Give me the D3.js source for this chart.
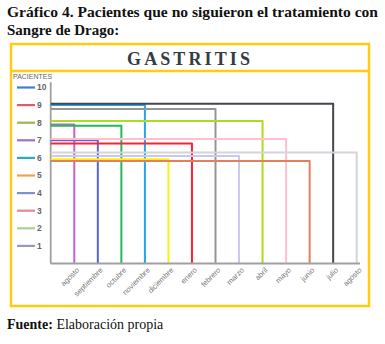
<!DOCTYPE html>
<html>
<head>
<meta charset="utf-8">
<script src="https://cdn.jsdelivr.net/npm/d3@7"></script>
<style>
  html, body { margin: 0; padding: 0; background: #fff; }
  svg { display: block; }
</style>
</head>
<body>
<svg id="chart" width="385" height="344"></svg>
<script>
// Months on the x axis (agosto to agosto)
const months = ["agosto", "septiembre", "octubre", "noviembre", "diciembre", "enero",
  "febrero", "marzo", "abril", "mayo", "junio", "julio", "agosto "];
// Patients per month
const patients = [7.9, 7.0, 7.83, 9.01, 5.92, 6.82, 8.78, 6.11, 8.1, 7.07, 5.82, 9.08, 6.3];
const monthColors = ["#cc5fcc", "#5566dd", "#22bb5c", "#22a8e8", "#ffee11", "#ff2233",
  "#959595", "#c8c8f2", "#aadd22", "#ffbfcf", "#e0805e", "#45454d", "#d4d4dc"];

// Level keys drawn down the left side
const levels = [10, 9, 8, 7, 6, 5, 4, 3, 2, 1];
const levelColors = ["#3f7fd0", "#e05a6a", "#98b850", "#a070c8", "#30a8c0",
  "#f0a050", "#8090c8", "#e88890", "#a8d490", "#9898c8"];

const svg = d3.select("#chart");

// Heading
const head = svg.append("g").attr("font-family", "Liberation Serif, Times New Roman, serif")
  .attr("font-weight", "bold").attr("font-size", 15).attr("fill", "#111");
head.append("text").attr("x", 7).attr("y", 17)
  .attr("textLength", 371).attr("lengthAdjust", "spacingAndGlyphs")
  .text("Gráfico 4. Pacientes que no siguieron el tratamiento con");
head.append("text").attr("x", 7).attr("y", 35).text("Sangre de Drago:");

// Frame
const gold = "#ffcc11";
svg.append("rect").attr("x", 11).attr("y", 44).attr("width", 358).attr("height", 262)
  .attr("fill", "none").attr("stroke", gold).attr("stroke-width", 2.5);
svg.append("line").attr("x1", 11).attr("x2", 369).attr("y1", 71).attr("y2", 71)
  .attr("stroke", gold).attr("stroke-width", 2.5);

svg.append("text").attr("x", 188.5).attr("y", 65).attr("text-anchor", "middle")
  .attr("font-family", "Liberation Serif, serif").attr("font-weight", "bold")
  .attr("font-size", 18).attr("fill", "#353b42")
  .attr("textLength", 123).attr("lengthAdjust", "spacing")
  .text("GASTRITIS");

// Scales
const x0 = 50.7;
const x = d3.scalePoint().domain(months).range([74.3, 356.7]);
const y = d3.scaleLinear().domain([0, 10]).range([263.5, 87.5]);

// Axis lines
svg.append("line").attr("x1", x0).attr("x2", x0).attr("y1", y(10.3)).attr("y2", y(0))
  .attr("stroke", "#a0a0a0").attr("stroke-width", 1.8);

// Step marks: horizontal run from the axis, then drop to the baseline
const plot = svg.append("g").attr("fill", "none").attr("stroke-width", 2)
  .attr("stroke-linejoin", "round");
plot.selectAll("path").data(months).join("path")
  .attr("stroke", (d, i) => monthColors[i])
  .attr("d", (d, i) => `M${x0},${y(patients[i])}H${x(d)}V${y(0)}`);

svg.append("line").attr("x1", x0).attr("x2", 360).attr("y1", y(0)).attr("y2", y(0))
  .attr("stroke", "#a0a0a0").attr("stroke-width", 1.8);

// Month labels
const xAxis = svg.append("g").attr("transform", `translate(0,${y(0)})`)
  .call(d3.axisBottom(x).tickSize(0).tickPadding(4).tickFormat(d => d.trim()));
xAxis.select(".domain").remove();
xAxis.selectAll("text")
  .attr("font-family", "Liberation Sans, Arial, sans-serif").attr("font-size", 7.5)
  .attr("fill", "#777").attr("text-anchor", "end")
  .attr("dx", "-0.2em").attr("dy", "0.6em")
  .attr("transform", "rotate(-45)");

// Left key
svg.append("text").attr("x", 13).attr("y", 79)
  .attr("font-family", "Liberation Sans, Arial, sans-serif").attr("font-size", 7)
  .attr("fill", "#666").text("PACIENTES");
const key = svg.append("g").selectAll("g").data(levels).join("g")
  .attr("transform", d => `translate(0,${y(d)})`);
key.append("line").attr("x1", 17).attr("x2", 35)
  .attr("stroke", (d, i) => levelColors[i]).attr("stroke-width", 2.2);
key.append("text").attr("x", 37).attr("dy", "0.35em")
  .attr("font-family", "Liberation Sans, Arial, sans-serif").attr("font-size", 8.5)
  .attr("font-weight", "bold").attr("fill", "#666").text(d => d);

// Source note
const src = svg.append("text").attr("x", 7).attr("y", 329)
  .attr("font-family", "Liberation Serif, Times New Roman, serif").attr("font-size", 14)
  .attr("fill", "#111");
src.append("tspan").attr("font-weight", "bold").text("Fuente:");
src.append("tspan").text(" Elaboración propia");
</script>
</body>
</html>
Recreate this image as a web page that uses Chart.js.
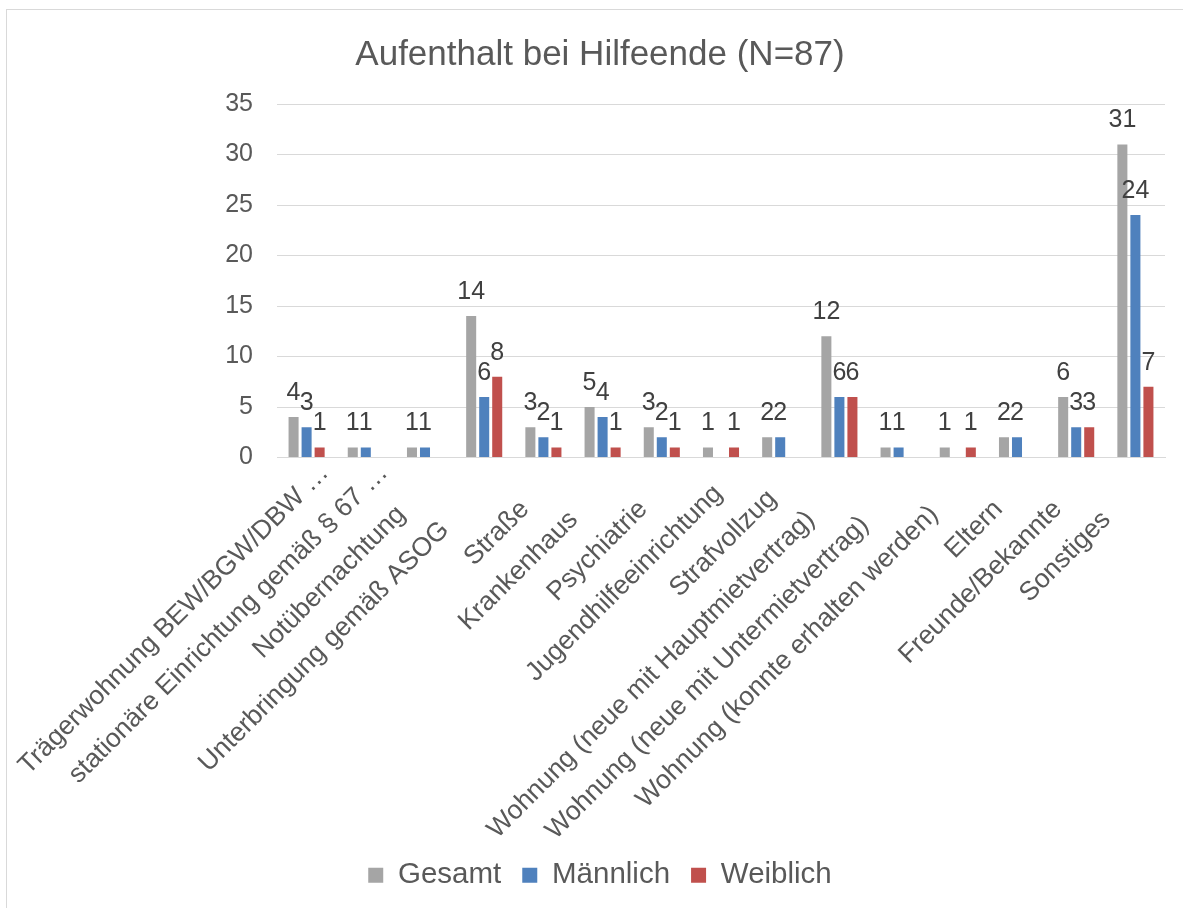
<!DOCTYPE html>
<html>
<head>
<meta charset="utf-8">
<script src="https://cdn.jsdelivr.net/npm/chart.js@4.4.1/dist/chart.umd.min.js"></script>
<style>
html, body { margin: 0; padding: 0; background: #ffffff; }
#wrap { position: relative; width: 1183px; height: 908px; overflow: hidden; background: #ffffff; }
#frame { position: absolute; left: 6px; top: 9px; width: 1300px; height: 1000px; border: 1.5px solid #d9d9d9; box-sizing: border-box; }
#c { position: absolute; left: 0; top: 0; }
</style>
</head>
<body>
<div id="wrap">
  <div id="frame"></div>
  <canvas id="c" width="1183" height="908"></canvas>
</div>
<script>
// ---- data ----
const chartTitle = 'Aufenthalt bei Hilfeende (N=87)';
const categories = [
  'Trägerwohnung BEW/BGW/DBW …',
  'stationäre Einrichtung gemäß § 67 …',
  'Notübernachtung',
  'Unterbringung gemäß ASOG',
  'Straße',
  'Krankenhaus',
  'Psychiatrie',
  'Jugendhilfeeinrichtung',
  'Strafvollzug',
  'Wohnung (neue mit Hauptmietvertrag)',
  'Wohnung (neue mit Untermietvertrag)',
  'Wohnung (konnte erhalten werden)',
  'Eltern',
  'Freunde/Bekannte',
  'Sonstiges'
];
const seriesNames = ['Gesamt', 'Männlich', 'Weiblich'];
const gesamt    = [4, 1, 1, 14, 3, 5, 3, 1, 2, 12, 1, 1, 2, 6, 31];
const maennlich = [3, 1, 1, 6, 2, 4, 2, 0, 2, 6, 1, 0, 2, 3, 24];
const weiblich  = [1, 0, 0, 8, 1, 1, 1, 1, 0, 6, 0, 1, 0, 3, 7];
const yMin = 0, yMax = 35, yStep = 5;

// ---- styling ----
const FONT = '"Liberation Sans", Arial, Helvetica, sans-serif';
const seriesColors = ['#a5a5a5', '#4f81bd', '#c0504d'];
// the source category cells end in blanks; Excel counts them when it places the rotated labels
const labelTrailingBlanks = [0, 0, 8, 11, 7, 9, 7, 4, 5, 9, 10, 8, 7, 7, 9];

Chart.defaults.font.family = FONT;
Chart.defaults.color = '#595959';

const valueLabels = {
  id: 'valueLabels',
  afterDatasetsDraw(chart) {
    const ctx = chart.ctx;
    ctx.save();
    ctx.font = '25px ' + FONT;
    ctx.fillStyle = '#404040';
    ctx.textAlign = 'center';
    ctx.textBaseline = 'middle';
    chart.data.datasets.forEach((ds, di) => {
      const meta = chart.getDatasetMeta(di);
      meta.data.forEach((bar, i) => {
        const v = ds.data[i];
        if (!v) return;
        ctx.fillText(String(v), bar.x, bar.y - 24);
      });
    });
    ctx.restore();
  }
};

// let the long rotated category labels run down past the axis box (as in the original)
const uncropLabels = {
  id: 'uncropLabels',
  afterLayout(chart) {
    chart.scales.x.bottom = chart.height;
  }
};

const seriesData = [gesamt, maennlich, weiblich];

new Chart(document.getElementById('c'), {
  type: 'bar',
  data: {
    labels: categories,
    datasets: seriesNames.map((name, k) => ({
      label: name,
      data: seriesData[k],
      backgroundColor: seriesColors[k],
      borderWidth: 0,
      barPercentage: 0.77,
      categoryPercentage: 0.66
    }))
  },
  options: {
    responsive: false,
    animation: false,
    devicePixelRatio: 1,
    layout: { padding: { left: 35, right: 18, top: 0, bottom: 8 } },
    plugins: {
      title: {
        display: true,
        text: chartTitle,
        color: '#595959',
        font: { size: 35, weight: 'normal', family: FONT },
        padding: { top: 34, bottom: 28 }
      },
      legend: {
        position: 'bottom',
        labels: {
          boxWidth: 15,
          boxHeight: 15,
          padding: 21,
          color: '#595959',
          font: { size: 29.5, family: FONT }
        }
      },
      tooltip: { enabled: false }
    },
    scales: {
      x: {
        offset: true,
        grid: { display: false, drawTicks: false },
        border: { display: true, color: '#d9d9d9', width: 1 },
        ticks: {
          autoSkip: false,
          minRotation: 45,
          maxRotation: 45,
          padding: 0,
          labelOffset: 18,
          color: '#595959',
          font: { size: 26.5, family: FONT },
          callback: function (value, index) {
            return categories[index] + ' '.repeat(labelTrailingBlanks[index]);
          }
        },
        afterFit(scale) {
          scale.height = 382;
          scale.paddingLeft = 0;
          scale.paddingRight = 0;
        }
      },
      y: {
        min: yMin,
        max: yMax,
        grid: { color: '#d9d9d9', lineWidth: 1, drawTicks: false },
        border: { display: false },
        ticks: {
          stepSize: yStep,
          padding: 24,
          color: '#595959',
          font: { size: 25, family: FONT }
        },
        afterFit(scale) { scale.width = 242; }
      }
    }
  },
  plugins: [valueLabels, uncropLabels]
});
</script>
</body>
</html>
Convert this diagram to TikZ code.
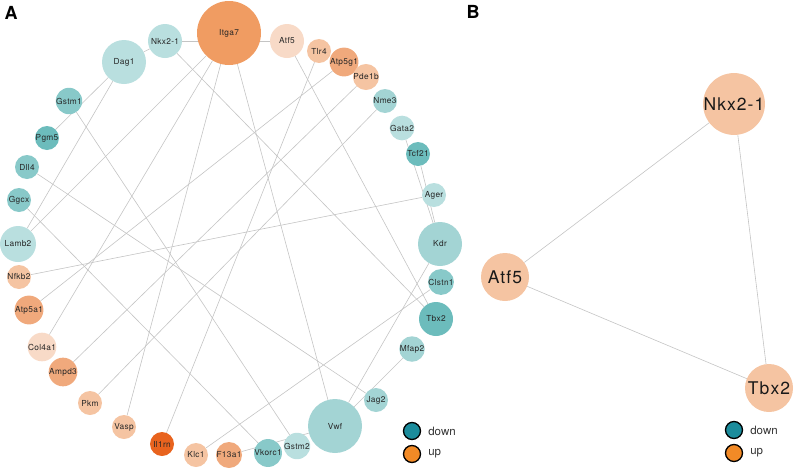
\documentclass[tikz,border=0pt]{standalone}
\usepackage{fontspec}
\setmainfont{TeX Gyre Heros}
\usetikzlibrary{backgrounds,positioning}
\definecolor{dnA}{HTML}{B9DFDF}
\definecolor{dnB}{HTML}{A3D4D4}
\definecolor{dnC}{HTML}{88C9C9}
\definecolor{dnD}{HTML}{6CBCBC}
\definecolor{upA}{HTML}{F8DAC7}
\definecolor{upB}{HTML}{F5C4A2}
\definecolor{upC}{HTML}{F0A97C}
\definecolor{upD}{HTML}{F09C62}
\definecolor{upE}{HTML}{E8631E}
\definecolor{legdown}{HTML}{1B8C9C}
\definecolor{legup}{HTML}{F28A26}
\definecolor{edgegray}{HTML}{C4C4C4}

\begin{document}
\begin{tikzpicture}[x=1pt,y=-1pt,
    gene/.style={circle,inner sep=0pt,text=black!85,font=\fontsize{8.3}{9}\selectfont\addfontfeatures{LetterSpace=4}},
    bgene/.style={circle,inner sep=0pt,fill=upB,minimum size=48pt,text=black!90,font=\fontsize{17.5}{18}\selectfont\addfontfeatures{LetterSpace=6}},
    ppi/.style={draw=edgegray,line width=0.6pt},
    legdot/.style={circle,draw=black,line width=1.3pt,minimum size=17pt,inner sep=0pt},
    legtext/.style={font=\fontsize{11.5}{12}\selectfont,text=black!80,inner sep=0pt}]
    \useasboundingbox (0,0) rectangle (796,469);

    % panel A: ring of genes
    \node[gene,fill=upD,minimum size=64pt] (itga7) at (229,33) {Itga7};
    \node[gene,fill=dnA,minimum size=34pt] (nkx) at (165,41) {Nkx2-1};
    \node[gene,fill=dnA,minimum size=44pt] (dag1) at (124,62) {Dag1};
    \node[gene,fill=upA,minimum size=34pt] (atf5) at (287,41) {Atf5};
    \node[gene,fill=upB,minimum size=24pt] (tlr4) at (319,51) {Tlr4};
    \node[gene,fill=upC,minimum size=24pt] (atp5g1) at (344,62) {Atp5g1};
    \node[gene,fill=upB,minimum size=24pt] (pde1b) at (366,77) {Pde1b};
    \node[gene,fill=dnB,minimum size=24pt] (nme3) at (385,101) {Nme3};
    \node[gene,fill=dnA,minimum size=24pt] (gata2) at (402,128) {Gata2};
    \node[gene,fill=dnD,minimum size=24pt] (tcf21) at (418,154) {Tcf21};
    \node[gene,fill=dnA,minimum size=24pt] (ager) at (434,195) {Ager};
    \node[gene,fill=dnB,minimum size=44pt] (kdr) at (440,244) {Kdr};
    \node[gene,fill=dnC,minimum size=24pt] (clstn1) at (441,282) {Clstn1};
    \node[gene,fill=dnD,minimum size=34pt] (tbx2) at (436,319) {Tbx2};
    \node[gene,fill=dnB,minimum size=24pt] (mfap2) at (412,349) {Mfap2};
    \node[gene,fill=dnB,minimum size=24pt] (jag2) at (376,400) {Jag2};
    \node[gene,fill=dnB,minimum size=54pt] (vwf) at (335,426) {Vwf};
    \node[gene,fill=dnA,minimum size=26pt] (gstm2) at (297,446) {Gstm2};
    \node[gene,fill=dnC,minimum size=24pt] (vkorc1) at (268,453) {Vkorc1};
    \node[gene,fill=upC,minimum size=26pt] (f13a1) at (229,455) {F13a1};
    \node[gene,fill=upB,minimum size=24pt] (klc1) at (196,455) {Klc1};
    \node[gene,fill=upE,minimum size=24pt] (il1rn) at (162,444) {Il1rn};
    \node[gene,fill=upB,minimum size=24pt] (vasp) at (124,427) {Vasp};
    \node[gene,fill=upB,minimum size=24pt] (pkm) at (90,403) {Pkm};
    \node[gene,fill=upC,minimum size=24pt] (ampd3) at (63,372) {Ampd3};
    \node[gene,fill=upA,minimum size=24pt] (col4a1) at (42,347) {Col4a1};
    \node[gene,fill=upC,minimum size=26pt] (atp5a1) at (29,310) {Atp5a1};
    \node[gene,fill=upB,minimum size=24pt] (nfkb2) at (19,277) {Nfkb2};
    \node[gene,fill=dnA,minimum size=36pt] (lamb2) at (18,244) {Lamb2};
    \node[gene,fill=dnC,minimum size=24pt] (ggcx) at (19,200) {Ggcx};
    \node[gene,fill=dnC,minimum size=24pt] (dll4) at (27,167) {Dll4};
    \node[gene,fill=dnD,minimum size=24pt] (pgm5) at (47,138) {Pgm5};
    \node[gene,fill=dnC,minimum size=24pt] (gstm1) at (69,101) {Gstm1};

    % panel B: the three hubs
    \node[bgene] (bnkx) at (734,104) {Nkx2-1};
    \node[bgene] (batf) at (505,277) {Atf5};
    \node[bgene] (btbx) at (769,388) {Tbx2};

    % interactions
    \begin{scope}[on background layer]
        \draw[ppi] (dag1) -- (nkx);
        \draw[ppi] (nkx) -- (atf5);
        \draw[ppi] (nkx) -- (tbx2);
        \draw[ppi] (atf5) -- (tbx2);
        \draw[ppi] (dag1) -- (pgm5);
        \draw[ppi] (dag1) -- (lamb2);
        \draw[ppi] (itga7) -- (lamb2);
        \draw[ppi] (itga7) -- (col4a1);
        \draw[ppi] (itga7) -- (vasp);
        \draw[ppi] (itga7) -- (vwf);
        \draw[ppi] (gstm1) -- (gstm2);
        \draw[ppi] (dll4) -- (jag2);
        \draw[ppi] (ggcx) -- (vkorc1);
        \draw[ppi] (nfkb2) -- (ager);
        \draw[ppi] (atp5a1) -- (atp5g1);
        \draw[ppi] (ampd3) -- (pde1b);
        \draw[ppi] (pkm) -- (nme3);
        \draw[ppi] (il1rn) -- (tlr4);
        \draw[ppi] (klc1) -- (clstn1);
        \draw[ppi] (f13a1) -- (vwf);
        \draw[ppi] (vwf) -- (kdr);
        \draw[ppi] (mfap2) -- (vwf);
        \draw[ppi] (gata2) -- (kdr);
        \draw[ppi] (tcf21) -- (kdr);
        \draw[ppi] (bnkx) -- (batf);
        \draw[ppi] (batf) -- (btbx);
        \draw[ppi] (bnkx) -- (btbx);
    \end{scope}

    % legends
    \node[legdot,fill=legdown] (adown) at (412,431) {};
    \node[legdot,fill=legup] (aup) at (412,454) {};
    \node[legtext,right=7pt of adown] (adowntxt) {down};
    \node[legtext,right=7pt of aup] (auptxt) {up};
    \node[legdot,fill=legdown] (bdown) at (734,430) {};
    \node[legdot,fill=legup] (bup) at (734,453) {};
    \node[legtext,right=7pt of bdown] (bdowntxt) {down};
    \node[legtext,right=7pt of bup] (buptxt) {up};

    % panel letters
    \node[font=\fontsize{18}{19}\selectfont\bfseries] (labA) at (11,13) {A};
    \node[font=\fontsize{18}{19}\selectfont\bfseries] (labB) at (473,12) {B};
\end{tikzpicture}
\end{document}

* * * * * * * * *

▸ **Your task**: Identify and copy the lines holding the word "this".

▸ **Task response**:
Give me the D3.js source for this chart.
Recreate this image as a web page that uses Chart.js.
Convert this diagram to TikZ code.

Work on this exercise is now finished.